Proper hand washing isn’t optional, it’s a matter of life and death. Until we are able to totally revamp our national health care system, this is one simple thing that we can do for ourselves and our loved ones — make our hospitals clean now.
Eve Visconti
Foster City
Editor’s note: Visconti is the Daily Journal film reviewer.
Compassion for
abortion mothers
Recommended for you
Editor,
This is in response to Lynne Santa Maria’s recent letter, Catholic and American. Lynne Santa Maria stated that Ross Foti told her that he never went to college, so she said he is an unqualified teacher of anything and a poor example of a person of faith. Lynne, what about Jesus and John the Baptist, the apostle? Did they have a college education?
Lynne Santa Maria then states that she used to be pro-life and she too, as pro-life, lacked compassion for a woman who has to have an abortion. Lynne, it is difficult for me to believe you were once pro-life, because if you were truly pro-life, you would have compassion for the mother as well as for the baby. The mother’s life is also in danger. Many women have lose their lives during an abortion or shortly there after in so called safe abortion clinics. If you were really pro-life, you would offer the mother help. Such as medical and housing.

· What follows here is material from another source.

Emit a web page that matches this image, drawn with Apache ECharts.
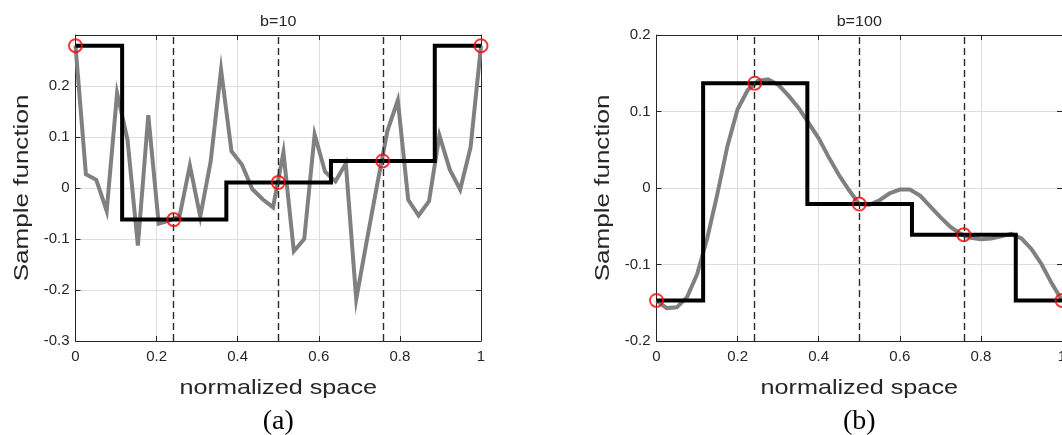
<!DOCTYPE html>
<html>
<head>
<meta charset="utf-8">
<script src="https://cdn.jsdelivr.net/npm/echarts@6/dist/echarts.min.js"></script>
<style>
  html, body { margin: 0; padding: 0; background: #ffffff; }
  #chart { width: 1062px; height: 435px; }
</style>
</head>
<body>
<div id="chart"></div>
<script>
// Panel (a), b=10: rough sample function on 40 equally spaced points
const roughY = [0.279, 0.027, 0.016, -0.045, 0.186, 0.095, -0.113, 0.143, -0.070, -0.064,
                -0.056, 0.044, -0.056, 0.052, 0.232, 0.072, 0.046, -0.002, -0.022, -0.038,
                0.070, -0.124, -0.100, 0.105, 0.032, 0.013, 0.048, -0.218, -0.105, 0.005,
                0.112, 0.172, -0.023, -0.054, -0.026, 0.103, 0.036, -0.003, 0.080, 0.279];
const roughX = roughY.map((_, i) => i / (roughY.length - 1));

// Panel (b), b=100: smooth sample function
const smoothX = [0, 0.025, 0.05, 0.075, 0.1, 0.125, 0.15, 0.175, 0.2, 0.225,
                 0.25, 0.275, 0.3, 0.325, 0.35, 0.375, 0.4, 0.425, 0.45, 0.475,
                 0.5, 0.525, 0.55, 0.575, 0.6, 0.625, 0.65, 0.675, 0.7, 0.725,
                 0.75, 0.775, 0.8, 0.825, 0.85, 0.875, 0.9, 0.925, 0.95, 0.975, 1];
const smoothY = [-0.147, -0.157, -0.156, -0.143, -0.113, -0.066, -0.008, 0.055, 0.103, 0.128,
                 0.140, 0.142, 0.135, 0.121, 0.105, 0.085, 0.065, 0.040, 0.017, -0.003,
                 -0.021, -0.022, -0.016, -0.007, -0.002, -0.002, -0.010, -0.024, -0.038, -0.051,
                 -0.060, -0.065, -0.067, -0.066, -0.063, -0.060, -0.066, -0.080, -0.100, -0.125,
                 -0.147];

// Sample locations (dashed lines and red circles) and sampled values
const sampleX = [0, 0.2424, 0.5, 0.7576, 1];
const dashX = [0.2424, 0.5, 0.7576];
const roughSamples = [0.279, -0.062, 0.011, 0.053, 0.279];
const smoothSamples = [-0.147, 0.137, -0.021, -0.061, -0.147];

// Piecewise-constant reconstruction: edges between the cells
const stepEdges = [0, 0.115, 0.372, 0.63, 0.886, 1];

const xTicks = [0, 0.2, 0.4, 0.6, 0.8, 1];
const panelTitles = ['b=10', 'b=100'];
const panelLetters = ['(a)', '(b)'];
const yLabel = 'Sample function';
const xLabel = 'normalized space';

const AX = '#262626';
const FONT = "'Liberation Sans', Arial, sans-serif";

function pairs(xs, ys) { return xs.map((x, i) => [x, ys[i]]); }

function stepPoints(edges, levels) {
  const pts = [];
  levels.forEach((v, i) => { pts.push([edges[i], v]); pts.push([edges[i + 1], v]); });
  return pts;
}

function fmt(v) { const n = Number(v.toFixed(1)); return (n === 0 ? 0 : n).toString(); }

const panels = [
  { left: 75.5, yMin: -0.3, yMax: 0.3, hideTop: true,
    curve: pairs(roughX, roughY), samples: roughSamples },
  { left: 656.5, yMin: -0.2, yMax: 0.2, hideTop: false,
    curve: pairs(smoothX, smoothY), samples: smoothSamples }
];
const GW = 405.5, GT = 35, GH = 306;

const grid = [], xAxis = [], yAxis = [], series = [], graphic = [];

panels.forEach((p, k) => {
  grid.push({ left: p.left, top: GT, width: GW, height: GH, containLabel: false, outerBoundsMode: 'none' });
  const tickStyle = { show: true, inside: true, length: 5, lineStyle: { color: AX, width: 1 } };
  const lineStyle = { show: true, onZero: false, lineStyle: { color: AX, width: 1 } };
  // bottom and top x axes
  xAxis.push({
    gridIndex: k, type: 'value', min: 0, max: 1, interval: 0.2, position: 'bottom',
    axisLine: lineStyle, axisTick: tickStyle,
    axisLabel: { color: AX, fontSize: 15, fontFamily: FONT, margin: 8, hideOverlap: false,
                 formatter: v => xTicks.includes(Number(v.toFixed(1))) ? fmt(v) : '' },
    splitLine: { show: true, lineStyle: { color: '#dedede', width: 1 } }
  });
  xAxis.push({
    gridIndex: k, type: 'value', min: 0, max: 1, interval: 0.2, position: 'top',
    axisLine: lineStyle, axisTick: tickStyle, axisLabel: { show: false }, splitLine: { show: false }
  });
  // left and right y axes
  yAxis.push({
    gridIndex: k, type: 'value', min: p.yMin, max: p.yMax, interval: 0.1, position: 'left',
    axisLine: lineStyle, axisTick: tickStyle,
    axisLabel: { color: AX, fontSize: 15, fontFamily: FONT, margin: 6,
                 formatter: v => (p.hideTop && Math.abs(v - p.yMax) < 1e-9) ? '' : fmt(v) },
    splitLine: { show: true, lineStyle: { color: '#dedede', width: 1 } }
  });
  yAxis.push({
    gridIndex: k, type: 'value', min: p.yMin, max: p.yMax, interval: 0.1, position: 'right',
    axisLine: lineStyle, axisTick: tickStyle, axisLabel: { show: false }, splitLine: { show: false }
  });
  const xi = k * 2, yi = k * 2;

  // sampled function (grey)
  series.push({
    type: 'line', xAxisIndex: xi, yAxisIndex: yi, data: p.curve, symbol: 'none',
    lineStyle: { color: '#808080', width: 4, join: 'miter', miterLimit: 10 }, z: 2, silent: true
  });
  // sample locations (dashed verticals)
  series.push({
    type: 'line', xAxisIndex: xi, yAxisIndex: yi, data: [], z: 3, silent: true,
    markLine: {
      symbol: 'none', silent: true, animation: false, label: { show: false },
      lineStyle: { color: '#2b2b2b', width: 1.4, type: [7, 4] },
      data: dashX.map(x => ({ xAxis: x }))
    }
  });
  // nearest-sample reconstruction (black)
  series.push({
    type: 'line', xAxisIndex: xi, yAxisIndex: yi, data: stepPoints(stepEdges, p.samples),
    symbol: 'none', lineStyle: { color: '#000000', width: 4, join: 'miter', cap: 'butt' },
    z: 4, silent: true
  });
  // sampled values (red circles)
  series.push({
    type: 'scatter', xAxisIndex: xi, yAxisIndex: yi, data: pairs(sampleX, p.samples),
    symbol: 'circle', symbolSize: 13,
    itemStyle: { color: 'rgba(0,0,0,0)', borderColor: '#ff0000', borderWidth: 2 },
    z: 5, silent: true
  });

  const cx = p.left + GW / 2;
  graphic.push({
    type: 'text', x: cx, y: 22, scaleX: 1.15, silent: true,
    style: { text: panelTitles[k], fill: AX, font: '14px ' + FONT,
             textAlign: 'center', textVerticalAlign: 'middle', align: 'center', verticalAlign: 'middle' }
  });
  graphic.push({
    type: 'text', x: cx, y: 388, scaleX: 1.2, silent: true,
    style: { text: xLabel, fill: AX, font: '21px ' + FONT,
             textAlign: 'center', textVerticalAlign: 'middle', align: 'center', verticalAlign: 'middle' }
  });
  graphic.push({
    type: 'text', x: p.left - 53.5, y: GT + GH / 2, rotation: Math.PI / 2, scaleX: 1.24, silent: true,
    style: { text: yLabel, fill: AX, font: '21px ' + FONT,
             textAlign: 'center', textVerticalAlign: 'middle', align: 'center', verticalAlign: 'middle' }
  });
  graphic.push({
    type: 'text', x: cx, y: 422, silent: true,
    style: { text: panelLetters[k], fill: '#000000', font: "28px 'Liberation Serif', 'Times New Roman', serif",
             textAlign: 'center', textVerticalAlign: 'middle', align: 'center', verticalAlign: 'middle' }
  });
});

const chart = echarts.init(document.getElementById('chart'), null, { renderer: 'canvas' });
chart.setOption({
  backgroundColor: '#ffffff',
  animation: false,
  grid, xAxis, yAxis, series, graphic
});
</script>
</body>
</html>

If the mother has had an abortion you would offer her counseling- all this free for her. And then you would pray she would not put her life in danger as well as her baby’s life.

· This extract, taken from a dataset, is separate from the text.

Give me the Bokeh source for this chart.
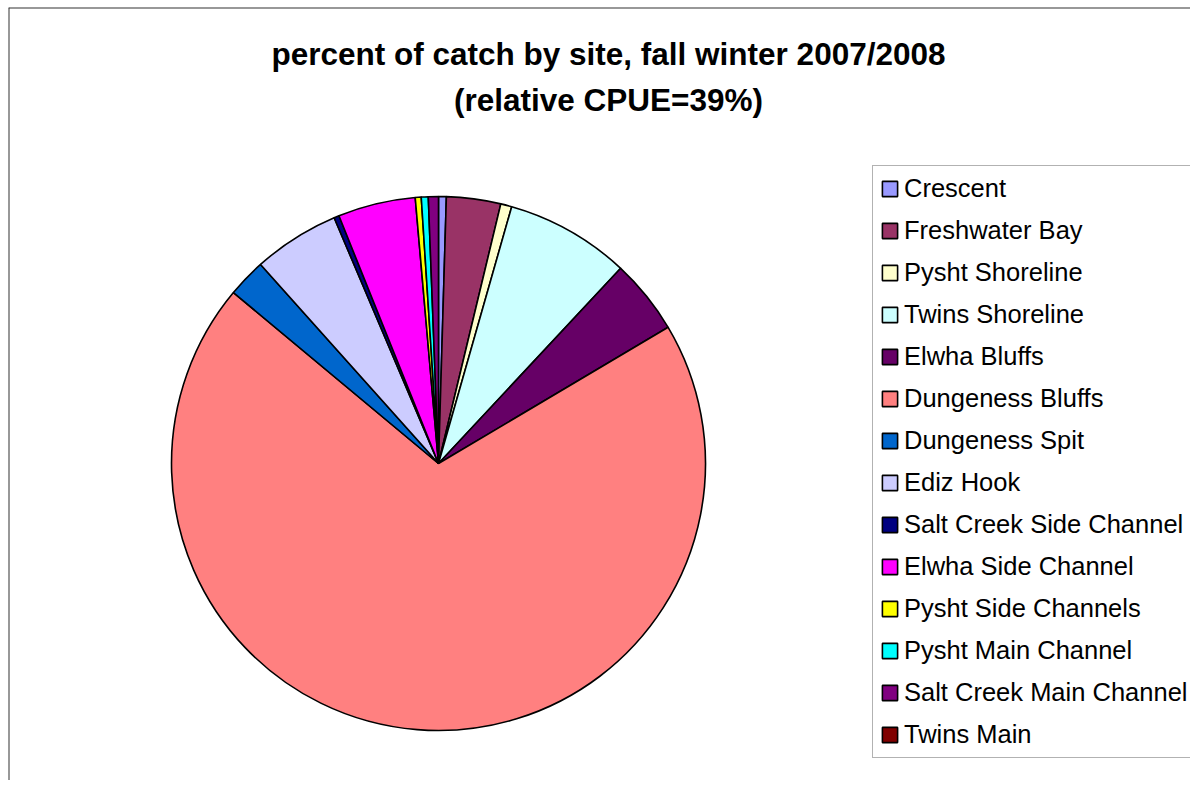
import numpy as np
from bokeh.plotting import figure
from bokeh.models import Range1d, ColumnDataSource, Legend, LegendItem, Label, Span
from bokeh.embed import file_html
from bokeh.resources import INLINE

# ---- data (percent of catch) ----
sites = ["Crescent", "Freshwater Bay", "Pysht Shoreline", "Twins Shoreline",
         "Elwha Bluffs", "Dungeness Bluffs", "Dungeness Spit", "Ediz Hook",
         "Salt Creek Side Channel", "Elwha Side Channel", "Pysht Side Channels",
         "Pysht Main Channel", "Salt Creek Main Channel", "Twins Main"]
percent = [0.47, 3.28, 0.67, 7.53, 4.53, 69.58, 2.33, 5.22,
           0.31, 4.69, 0.36, 0.42, 0.61, 0.0]
colors = ["#9999FF", "#993366", "#FFFFCC", "#CCFFFF", "#660066", "#FF8080",
          "#0066CC", "#CCCCFF", "#000080", "#FF00FF", "#FFFF00", "#00FFFF",
          "#800080", "#800000"]
title1 = "percent of catch by site, fall winter 2007/2008"
title2 = "(relative CPUE=39%)"

W, H = 1190, 780
ML, MT = 8, 7
FW, FH = W - ML, H - MT
p = figure(width=W, height=H, output_backend="svg", toolbar_location=None,
           x_range=Range1d(0, FW), y_range=Range1d(0, FH),
           min_border=0, min_border_left=ML, min_border_top=MT,
           background_fill_color="white", border_fill_color="white")
p.axis.visible = False
p.grid.visible = False
p.outline_line_color = None

# chart-area border (only top and left edges are inside the window)
p.add_layout(Span(location=0, dimension="height", line_color="#333333", line_width=2))
p.add_layout(Span(location=FH, dimension="width", line_color="#333333", line_width=2))

vals = np.array(percent, dtype=float)
frac = vals / vals.sum() * 2 * np.pi
cum_end = np.cumsum(frac)
cum_start = cum_end - frac
start = np.pi / 2 - cum_start
end = np.pi / 2 - cum_end

nz = vals > 0
idx_nz = np.flatnonzero(nz)
cx, cy, R = 430, 317, 267
src = ColumnDataSource(dict(start=start[nz], end=end[nz],
                            color=[colors[i] for i in idx_nz],
                            site=[sites[i] for i in idx_nz]))
r = p.wedge(x=cx, y=cy, radius=R, start_angle="start", end_angle="end",
            direction="clock", fill_color="color", line_color="black",
            line_width=1.6, source=src)

items = []
for i, s in enumerate(sites):
    if nz[i]:
        items.append(LegendItem(label=s, renderers=[r],
                                index=int(np.flatnonzero(idx_nz == i)[0])))
    else:
        rz = p.rect(x=[-1000], y=[-1000], width=1, height=1,
                    fill_color=colors[i], line_color="black", line_width=1.6)
        items.append(LegendItem(label=s, renderers=[rz]))

legend = Legend(items=items, location=(864, 22), margin=0, padding=7,
                spacing=11, label_height=31, glyph_width=19, glyph_height=19,
                label_standoff=5, label_text_font="Liberation Sans",
                label_text_font_size="25.5px", label_text_color="black",
                border_line_color="#666666", border_line_width=1.5,
                background_fill_color="white", background_fill_alpha=1.0)
p.add_layout(legend)

for txt, yy in [(title1, 727), (title2, 681)]:
    p.add_layout(Label(x=600, y=yy, text=txt, text_align="center",
                       text_baseline="middle", text_font="Liberation Sans",
                       text_font_style="bold", text_font_size="31.5px",
                       text_color="black"))

open("out.html", "w").write(file_html(p, INLINE))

The Supreme Court of the United States also had legalized slavery.
Jeanette Garibaldi
Redwood City
Microchipping humans
Editor,
It has been interesting to read the letters concerning the use of microchips in humans. There are places that they could prove very useful such as identifying people suffering from dementia who have a tendency to wander, joggers who are injured and are carrying no identification, infants who might be stolen from hospitals, and figuring out who an unidentified body might be. It is my understanding that the 2000 or so microchips that have been implanted in humans are basically the same as the microchips we have been implanting in animals for several years. And, as a veterinarian of years experience with microchips, it is not quite as simple as your readers seem to feel. First, the microchips are a bit bigger than an eyelash. They are about the size of a piece of steamed rice. So they require a needle about the size of the needle used when you donate blood. Second, the chips contain no patient information at all. They cannot be programmed with this information. They simply allow a scanner specific for that type of microchip to yield an encoded ID number. Then the particular company that stores the data for that type of chip must be contacted to get the information on that patient. While the amount of time needed for that information is there for the lost person or animal, it probably wouldn’t be practical for things like financial information or trying to make sure that a new employee is a legal resident. As time goes on, it may be that the technology will improve so that information could be stored in the chips. But even then, financial and medical information can change every day. How could each chip be updated with new information?
Don Conkling
San Bruno
Cater to those who
speak the language
Editor,
I want to state that I am in total agreement with Keith Kreitman’s column "I can speak American,” published in the Sept. 29-30 issue of the Daily Journal, and if he were running for the position of president of the United States, I would vote for him just on this one issue alone.
Thank you for printing his letter. Corporate America and our government has to stop catering to those who do not want to speak the language of the country that they are living in. It is a shame!